Can I Get a Witness?
Can I Get a Witness? by Rev. L. John Gable
April 30, 2019
I have a pastor friend who, at the end of every sermon he preaches, asks, “So what?” Regardless of the passage or the topic, he asks the congregation to consider the implications and applications of the message he has just delivered. What do we do with this teaching? What difference does it make to the way we live our lives today? So what? It is a good question and one we would do well to consider for ourselves, every time we listen to a sermon, sit in a class, study a passage of Scripture for ourselves, perhaps particularly so as we reflect on the meaning of the cross and resurrection.
Last Sunday we gathered with fellow believers around the globe and heard the glorious Good News of the Easter day, “Christ is risen!” to which we responded, “He is risen, indeed!” So today, with those words still ringing in our ears, we ask the question of both cynics and believers alike, “So what?” What difference does it make in the way we live our lives to say that Jesus is alive?
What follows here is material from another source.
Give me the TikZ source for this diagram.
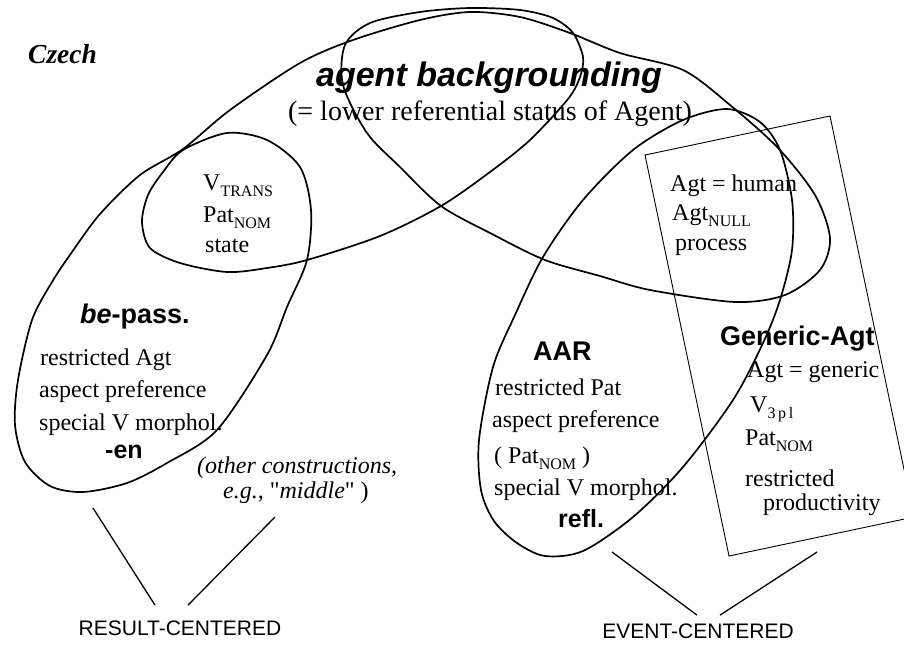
\documentclass[tikz,border=0pt]{standalone}
\usepackage{fontspec}
\setmainfont{Liberation Serif}
\setsansfont{Liberation Sans}
\usepackage{tikz}
\usetikzlibrary{calc}
\newcommand{\lowsub}[1]{\raisebox{-6.5pt}{\fontsize{16}{16}\selectfont #1}}

\begin{document}
\begin{tikzpicture}[x=1pt, y=-1pt,
    loopline/.style={line width=1.7pt, line join=round},
    boxline/.style={line width=0.9pt},
    tieline/.style={line width=1.3pt},
    lbl/.style={anchor=base west, inner sep=0pt, font=\fontsize{24}{28}\selectfont},
    head/.style={anchor=base west, inner sep=0pt, font=\sffamily\bfseries\fontsize{27}{30}\selectfont},
    morph/.style={anchor=base west, inner sep=0pt, font=\sffamily\bfseries\fontsize{25}{28}\selectfont},
    cat/.style={anchor=base, inner sep=0pt, font=\sffamily\fontsize{21}{24}\selectfont}]
  \useasboundingbox (0,0) rectangle (904,645);

  \draw[loopline] plot[smooth cycle] coordinates {
    (83,492) (50,486) (25,462) (15,425) (18,380) (32,320) (52,282) (72,252)
    (100,214) (140,175) (183,149) (230,110) (300,63) (353,40) (420,20) (470,12)
    (520,17) (570,33) (620,53) (683,70) (730,105) (778,148) (815,195) (830,238)
    (820,270) (785,295) (735,302) (650,290) (600,276) (545,260) (492,234) (441,206)
    (400,167) (367,133) (343,85) (345,45) (370,23) (420,12) (470,8) (520,10)
    (553,18) (573,33) (583,57) (580,77) (568,99) (530,140) (490,172) (441,206)
    (380,236) (307,260) (267,268) (227,272) (180,263) (150,248) (142,222) (148,195)
    (163,172) (183,150) (227,133) (267,140) (300,167) (311,210) (307,260) (287,307)
    (267,355) (217,430) (167,463) (127,483)};

  \draw[loopline] plot[smooth cycle] coordinates {
    (727,109) (683,120) (633,150) (583,200) (543,257) (515,315) (493,367) (479,440)
    (481,490) (494,521) (517,543) (545,556) (583,551) (633,517) (683,467) (733,400)
    (763,343) (780,300) (792,250) (792,200) (780,150) (760,122)};

  \coordinate (g1) at (645,155);
  \coordinate (g2) at (830,116);
  \coordinate (g3) at (914,517);
  \coordinate (g4) at (729,556);
  \draw[boxline] (g1) -- (g2) -- (g3) -- (g4) -- cycle;

  \node[anchor=base west, inner sep=0pt, font=\bfseries\itshape\fontsize{27.5}{30}\selectfont] (czech) at (28,63) {Czech};
  \node[anchor=base, inner sep=0pt, font=\sffamily\bfseries\itshape\fontsize{34}{38}\selectfont] (agbg) at (489,86) {agent backgrounding};
  \node[anchor=base, inner sep=0pt, font=\fontsize{28}{32}\selectfont] (agbgsub) at (490,120) {(= lower referential status of Agent)};

  \node[lbl] (vtrans) at (203,190) {V\lowsub{TRANS}};
  \node[lbl] (patnom) at (203,222) {Pat\lowsub{NOM}};
  \node[lbl] (state) at (205,252) {state};

  \node[lbl] (human) at (670,191) {Agt = human};
  \node[lbl] (agtnull) at (672,220) {Agt\lowsub{NULL}};
  \node[lbl] (process) at (675,250) {process};

  \node[head] (bepass) at (80,323) {{\itshape be}-pass.};
  \node[lbl] (bp1) at (40,365) {restricted Agt};
  \node[lbl] (bp2) at (39,397) {aspect preference};
  \node[lbl] (bp3) at (39,430) {special V morphol.};
  \node[morph] (en) at (105,458) {-en};
  \node[lbl] (other1) at (197,473) {\itshape (other constructions,};
  \node[lbl] (other2) at (223,498) {{\itshape e.g.,} \textquotedbl{\itshape middle}\textquotedbl\ )};

  \node[head] (aar) at (533,360) {AAR};
  \node[lbl] (aar1) at (495,395) {restricted Pat};
  \node[lbl] (aar2) at (492,427) {aspect preference};
  \node[lbl] (aar3) at (494,463) {( Pat\lowsub{NOM} )};
  \node[lbl] (aar4) at (494,495) {special V morphol.};
  \node[morph] (refl) at (558,527) {refl.};

  \node[head] (gen) at (720,345) {Generic-Agt};
  \node[lbl] (gen1) at (747,377) {Agt = generic};
  \node[lbl] (gen2) at (750,412) {V\lowsub{3\,p\,l}};
  \node[lbl] (gen3) at (745,445) {Pat\lowsub{NOM}};
  \node[lbl] (gen4) at (745,486) {restricted};
  \node[lbl] (gen5) at (763,510) {productivity};

  \node[cat] (result) at (180,635) {RESULT-CENTERED};
  \node[cat] (event) at (698,638) {EVENT-CENTERED};

  \coordinate (rl) at (93,508);
  \coordinate (rr) at (275,517);
  \coordinate (el) at (612,552);
  \coordinate (er) at (817,552);
  \draw[tieline] (rl) -- ($(result.north)+(-25,-15)$);
  \draw[tieline] (rr) -- ($(result.north)+(8,-15)$);
  \draw[tieline] (el) -- ($(event.north)+(-1,-8)$);
  \draw[tieline] (er) -- ($(event.north)+(22,-8)$);
\end{tikzpicture}
\end{document}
We have asked four of our friends, fellow Tab members, to help us reflect on that question beginning with Rich Gunn.
[Play Rich’s video} 2:35
As he spoke Rich repeats the phrase, “I turned to Jesus” throughout. Many of us use these or similar words to describe our own life of faith and prayer, but what do we mean by that? “Turning to Jesus” suggests an intimate relationship—such as we might turn to a close friend or a loved one for help. But it also speaks of Christ actually being found present IN all of our circumstances; in those times we would describe as being “good” and those that we would call “bad”, and even in those times we might describe as “meh”. Rich speaks of Jesus being present IN the midst of a difficult period of marriage and IN the midst of a time of unemployment. Together, Rich and Kathy “turned to Jesus” knowing, trusting that He was already there all along.
Another example of God’s presence in the midst of difficult circumstances is recounted by our next witness, Terry Turman.
[Play Terry’s video] 3:09
“…knowing I am loved.” Terry reminds us that God loves us so much that He has us exactly where we should be even though at the time it doesn’t seem like it. Because of what God has done for us through Jesus’ death and resurrection, we can know that we are loved and are being held by God even when we are at our lowest points and in our most difficult moments. This gets at what Paul writes in our lesson from Philippians when he says, “I want to know Christ ( the Greek word suggests an intimate, personal relationship with Christ) and the power of His resurrection and the sharing of His sufferings by becoming like Him in His death, if somehow I may attain the resurrection.” The resurrection then is not a one-time experience for Jesus alone or a someday experience for us, but a present, every day, reality. In all of life’s circumstances we are claimed and held by the love of Christ.
Lolly Ramey is also able to speak of that same confidence.
[Play Lolly’s video] 3:41
When Lolly got the news of her diagnosis, her first response was “I thank you, Father, for allowing me to have this experience.” Her prayer was one of gratitude—not for her cancer, cancer certainly is no gift—but for the opportunity to grow, and to grow even closer to Jesus; to be guided by the Holy Spirit; to be able to rest completely and securely in God’s hands and to be led by Him as on a bridge. Hers was a prayer of gratitude for, as Paul writes, the opportunity “to know Him…even in our suffering”. This assurance of faith keeps Lolly grounded and confident of God’s presence and love even in her time of need.
Finally, Keva Rop shares her reflections on the “So what?” of Easter.
[Play Keva’s video] 3:02
Thank you, Keva, and Rich, and Terry and Lolly for sharing your stories with us.
Friends, these four beautiful witnesses to the resurrection confirm what we’ve been reflecting on during this past Holy Week. We know by faith that after His death—as Keva put it after His “shameful death” on the cross—God raised Jesus from the dead. The Good News of the Easter faith is “Jesus is alive!” That singular event changed the course of human history and secured our eternal salvation!
Yet, even beyond that, as if that were not enough, the death and resurrection of Jesus also serves as THE model for our own lives, right now. This is the model, the pattern for our own dying and rising as our own life stories unfold. And as we have heard this morning, this pattern of dying and rising again is lived out and expressed in unique ways for each and every one of us.
As we seek to follow Jesus we die every day; not a physical death, but we die to ourselves so that with Him and like Him we can rise again, here and now. Friends, this is the “So what” of Easter: the experience of “knowing Christ and the power of His resurrection and the sharing of His sufferings by becoming like Him in His death, so that we too may attain the resurrection from the dead.” Amen.